The above synopsis screams “rom-com” to me, and would have been a film I’d have avoided with effort, like I do with those people giving out free newspapers on the streets (they’re on the bus, they’re in my office, I don’t want any more so stop looking offended when I don’t take one. They’re free - leave them on the street and we’ll help ourselves if we want to.) But, as I seem to be mellowing with age, I gave it a go and did not leave the cinema with the usual cynical sneer and nausea.
Hats off, then, to Julie Delphy, who not only played Marion, but also wrote, directed and composed the score for this film. Smarty pants. Delphy’s story is nothing particularly new, but her delivery is frank, realistic and a little charming too. The ties between Marion and Jack feel real, filled with the nuances of a couple who have spent two years together. Squabbles, in-jokes, comfort and those niggling doubts when considering the future. As with Knocked Up, this adds a neat thorn to the usual rose-tinted view of romance.
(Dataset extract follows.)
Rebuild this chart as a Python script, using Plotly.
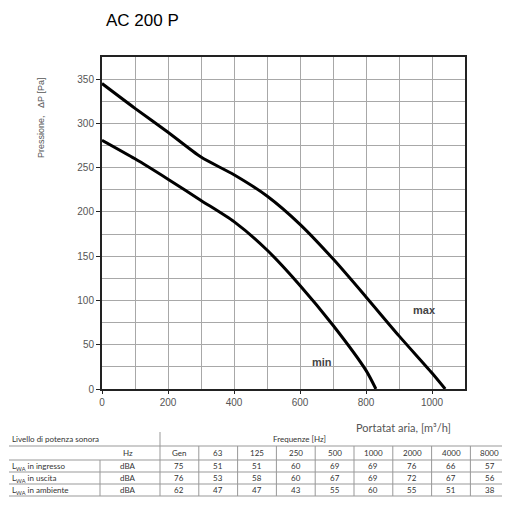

Delphy gels with Adam Goldberg’s Jack, the two creating scenes that feel improvised, riffing off each other rather than just trawling through lines on a script. The film has several shades of ‘funny’, be it sweet little directorial touches, wry banter between family, or abstract moments like a crazy man on the tube (Goldberg’s method for scaring him away was particularly memorable).
At times the tone wavered into dodgy territory, showing France from Jack’s American perspective as a strange place, with strange traditions, full of strange foreigners doing and eating stranger things. Ooo those weird French, the Americans will be thinking (replace ‘weird’ with ‘bloody’ if you’re British). Poor old Jack, stuck in that weird country. Let’s laugh at the foreigners and their silly culture. Occasionally I had to remind myself that Delphy is French herself, quelling my assumptions that this is your usual naff Hollywood rom-com that’s set itself in a ‘foreign’ country to give the lazy writers extra jokes. And on looking deeper, Delphy tags on a few American stereotypes, with some digs about their attitude towards terrorism. She makes Jack form his own stereotypes of his surroundings and mirrors it with her family’s attitude towards ‘the American’ that she’s brought into their midst.
By steering Jack and Marion’s main problems towards the issue of thirty-something relationships, Delphy just about avoids making this another boring culture-clash flick. Instead she looks into relationships, how people cope with their destruction, with their past, and with never really knowing the other person. It’s slightly uplifting yet slightly depressing too.
Delphy and Goldberg’s chemistry add to Delphy’s strong script and playful direction. Dig into the bag of adjectives and you can bring out funny, charming, sweet, real and absorbing. Not overly original in concept, but still nicely done, 2 Days in Paris matches its days for CF points (that’s CF2 if you can’t figure it out.)